“In Praise of Liberty”: Colonial Crowds Protest the Stamp Act
Background: Colonists’ protests against the Stamp Act took many forms, including hanging and burning effigies of British officials and destroying their offices and houses, as well as those of colonial Stamp Act commissioners. The following account—from the Patriot newspaper The Boston Gazette—of an attack on Boston’s stamp collector Andrew Oliver shows how effective such dramatic crowd actions could be.
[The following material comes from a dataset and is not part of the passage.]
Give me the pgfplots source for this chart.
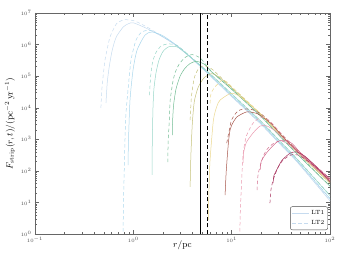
\documentclass[border=0pt]{standalone}
\usepackage{pgfplots}
\pgfplotsset{compat=1.18}
\definecolor{cA}{HTML}{C6DBEF}
\definecolor{cB}{HTML}{ABD7EC}
\definecolor{cC}{HTML}{98D6C8}
\definecolor{cD}{HTML}{72BC93}
\definecolor{cE}{HTML}{C4C27A}
\definecolor{cF}{HTML}{EBD78E}
\definecolor{cG}{HTML}{A6544A}
\definecolor{cH}{HTML}{EA98AE}
\definecolor{cI}{HTML}{D26A8C}
\definecolor{cJ}{HTML}{A6305C}
\begin{document}
\begin{tikzpicture}[x=1pt,y=1pt]
\useasboundingbox (-35,-27) rectangle (313,234);
\begin{axis}[
  at={(0,0)}, anchor=south west, scale only axis,
  width=295pt, height=221pt,
  xmode=log, ymode=log, xmin=0.1, xmax=100, ymin=1, ymax=1e7,
  axis line style={black!60, line width=0.8pt},
  tick style={black!60, line width=0.4pt},
  major tick length=4pt, minor tick length=2pt,
  tick align=inside,
  tick label style={font=\fontsize{5}{6}\selectfont, black!70},
  label style={font=\fontsize{9}{10}\selectfont},
  xlabel={$r/\mathrm{pc}$},
  ylabel={$F_{\mathrm{strip}}(r,t)/(\mathrm{pc}^{-2}\,\mathrm{yr}^{-1})$},
  xlabel style={at={(axis description cs:0.5,-0.05)}, anchor=center},
  ylabel style={at={(axis description cs:-0.085,0.5)}, anchor=center},
  legend style={at={(rel axis cs:0.993,0.018)}, anchor=south east,
    draw=black!70, rounded corners=2pt, font=\fontsize{6}{7}\selectfont,
    inner sep=1.5pt, row sep=1pt},
  legend cell align=left,
  every axis plot/.append style={line width=0.5pt, smooth, tension=0.4},
  dsh/.style={dash pattern=on 3.5pt off 2.5pt},
]
% pair 1
\addplot[cA, dsh, forget plot] coordinates {(0.468,9.8e3)(0.479,3.98e4)(0.501,1.58e5)(0.515,3.24e5)(0.550,8.9e5)(0.579,1.74e6)(0.631,3.16e6)(0.678,4.68e6)(0.759,5.75e6)(0.824,6.17e6)(1.0,5.75e6)(1.17,4.68e6)(1.48,3.16e6)(1.87,2.0e6)(2.82,8.9e5)(4.07,3.39e5)(6.31,9.3e4)(10,2.3e4)(19.5,3.2e3)(31.6,670)(45.7,205)(100,11.5)};
\addplot[cA, forget plot] coordinates {(0.527,1.41e4)(0.543,6.3e4)(0.569,2.0e5)(0.603,5.6e5)(0.638,1.12e6)(0.678,1.86e6)(0.791,3.63e6)(0.891,4.57e6)(1.0,4.9e6)(1.37,3.24e6)(2.0,1.74e6)(2.82,8.5e5)(4.07,3.24e5)(6.31,8.9e4)(10,2.24e4)(19.5,3.16e3)(31.6,661)(45.7,200)(100,11.2)};
% pair 2
\addplot[cB, dsh, forget plot] coordinates {(0.783,0.32)(0.794,10)(0.804,51)(0.834,4.07e3)(0.883,3.63e4)(0.948,3.24e5)(1.064,1.38e6)(1.22,2.51e6)(1.48,2.82e6)(1.86,2.0e6)(2.82,9.1e5)(4.07,3.39e5)(6.31,9.6e4)(10,2.45e4)(19.5,3.5e3)(31.6,730)(45.7,222)(100,13.4)};
\addplot[cB, forget plot] coordinates {(0.883,151)(0.893,933)(0.925,1.74e4)(0.993,1.55e5)(1.09,6.6e5)(1.315,2.0e6)(1.55,2.51e6)(2.0,1.9e6)(2.82,8.9e5)(4.07,3.31e5)(6.31,9.4e4)(10,2.42e4)(19.5,3.43e3)(31.6,716)(45.7,217)(100,13.1)};
% pair 3
\addplot[cC, dsh, forget plot] coordinates {(1.46,2.5e4)(1.50,1.0e5)(1.57,2.8e5)(1.70,5.6e5)(1.91,8.9e5)(2.24,1.05e6)(2.82,9.1e5)(4.07,3.47e5)(6.31,1.05e5)(10,2.75e4)(19.5,3.95e3)(31.6,825)(45.7,250)(100,16.8)};
\addplot[cC, forget plot] coordinates {(1.55,74)(1.56,1.0e3)(1.585,1.0e4)(1.62,3.98e4)(1.70,1.26e5)(1.82,3.16e5)(2.0,6.0e5)(2.29,8.5e5)(2.82,8.3e5)(4.07,3.39e5)(6.31,1.03e5)(10,2.71e4)(19.5,3.87e3)(31.6,808)(45.7,245)(100,16.4)};
% pair 4
\addplot[cD, dsh, forget plot] coordinates {(2.24,190)(2.26,794)(2.32,3.98e3)(2.37,1.74e4)(2.54,7.4e4)(2.69,1.41e5)(2.95,2.51e5)(3.39,3.98e5)(3.98,4.8e5)(4.85,3.63e5)(6.31,1.35e5)(10,3.9e4)(19.5,5.7e3)(31.6,1.19e3)(45.7,365)(100,33.5)};
\addplot[cD, forget plot] coordinates {(2.49,1.35e3)(2.51,3.98e3)(2.57,1.26e4)(2.72,3.98e4)(2.99,1.0e5)(3.35,1.78e5)(3.78,2.51e5)(4.37,2.95e5)(5.25,2.4e5)(6.31,1.33e5)(10,3.81e4)(19.5,5.56e3)(31.6,1.16e3)(45.7,356)(100,32.5)};
% pair 5
\addplot[cE, dsh, forget plot] coordinates {(3.78,4.07e3)(3.85,1.26e4)(3.93,2.82e4)(4.17,8.9e4)(4.57,1.66e5)(5.25,2.14e5)(6.31,1.66e5)(10,4.35e4)(19.5,6.4e3)(31.6,1.34e3)(45.7,412)(100,41.5)};
\addplot[cE, forget plot] coordinates {(3.78,31)(3.85,316)(3.98,3.16e3)(4.17,1.58e4)(4.57,4.47e4)(5.25,8.9e4)(6.31,1.2e5)(7.59,8.9e4)(10,4.27e4)(19.5,6.27e3)(31.6,1.31e3)(45.7,404)(100,40.8)};
% pair 6
\addplot[cF, dsh, forget plot] coordinates {(6.03,1.38e4)(6.17,2.82e4)(6.78,4.57e4)(7.93,7.4e4)(8.91,6.6e4)(10,4.68e4)(19.5,6.6e3)(31.6,1.38e3)(45.7,428)(100,45)};
\addplot[cF, forget plot] coordinates {(5.78,2.75)(5.89,31.6)(6.03,219)(6.52,4.07e3)(7.08,1.12e4)(7.62,1.74e4)(9.64,2.82e4)(11.2,2.63e4)(14.1,1.58e4)(19.5,6.53e3)(31.6,1.36e3)(45.7,421)(100,44.1)};
% pair 7
\addplot[cG, dsh, forget plot] coordinates {(8.91,759)(9.27,1.41e3)(9.64,2.63e3)(10,4.17e3)(11.2,7.1e3)(12.6,8.9e3)(15.8,8.9e3)(20,6.3e3)(25.1,3.3e3)(31.6,1.51e3)(45.7,479)(100,53.7)};
\addplot[cG, forget plot] coordinates {(8.57,17)(8.81,100)(9.27,794)(9.64,2.0e3)(10,2.82e3)(11.3,5.1e3)(14.3,7.4e3)(18.0,6.6e3)(19.5,5.75e3)(25.1,3.16e3)(31.6,1.42e3)(45.7,439)(100,47.5)};
% pair 8
\addplot[cH, dsh, forget plot] coordinates {(12.1,0.5)(12.2,4)(12.6,40)(13.1,363)(14.1,1.26e3)(16.5,3.24e3)(20,5.0e3)(24,4.0e3)(31.6,1.58e3)(45.7,490)(100,55)};
\addplot[cH, forget plot] coordinates {(13.1,178)(13.2,363)(14.1,794)(16.5,1.58e3)(19.5,2.63e3)(22.9,2.63e3)(28.2,1.78e3)(35.5,891)(45.7,417)(100,47.9)};
% pair 9
\addplot[cI, dsh, forget plot] coordinates {(18.1,24.5)(18.6,79)(20.8,275)(22.9,479)(26.4,724)(31.6,891)(38,708)(45.7,479)(100,57.5)};
\addplot[cI, forget plot] coordinates {(19.5,107)(20,200)(22.9,389)(29,832)(34.9,933)(41.7,708)(52.5,316)(100,50)};
% pair 10
\addplot[cJ, dsh, forget plot] coordinates {(24.5,9.5)(25.1,25)(26.4,51)(29.5,126)(33.3,219)(39.8,316)(47.9,316)(63.1,178)(100,56)};
\addplot[cJ, forget plot] coordinates {(26.4,41)(26.9,71)(29.5,126)(32.6,219)(39.3,363)(45.7,398)(56.2,282)(74.1,126)(100,45)};
% vertical lines
\addplot[black, line width=0.8pt, sharp plot, forget plot] coordinates {(4.85,1)(4.85,1e7)};
\addplot[black, line width=0.8pt, sharp plot, dash pattern=on 4pt off 2.5pt, forget plot] coordinates {(5.71,1)(5.71,1e7)};
\addlegendimage{cA, line width=0.5pt}
\addlegendentry{LT1}
\addlegendimage{cA, line width=0.5pt, dash pattern=on 3.5pt off 2.5pt}
\addlegendentry{LT2}
\end{axis}
\end{tikzpicture}
\end{document}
Early on Wednesday morning last, the effigy of a gentleman sustaining a very unpopular office, viz, that of Stamp Master, was found hanging on a tree in the most public part of the town, together with a boot, wherein was concealed a young imp of the Devil represented as peeping out of the top. On the breast of the effigy was a label, “IN PRAISE OF LIBERTY,” and announcing vengeance on the subverters of it. And underneath was the following words: He That Takes This Down Is an Enemy to His Country. The owner of the tree . . . endeavored to take it down; but being advised to the contrary by the populace, lest it should occasion the demolition of his windows, if not worse, desisted from the attempt. The diversion it occasioned among the multitude of spectators who continually assembled the whole day, is surprising: not a peasant was suffered to pass down to the market . . . till he had stopped and got his articles stamped by the effigy. Towards dark some thousands repaired to the said place of rendezvous, and having taken down the pageantry, they proceeded with it along the main street to the town house, thru which they carried it, and continued their route thru Tilby Street to Oliver’s dock, where there was a new brick building just finished; and they imagining it to be designed for a Stamp Office, instantly set about demolishing of it, which they thoroughly effected in about half an hour.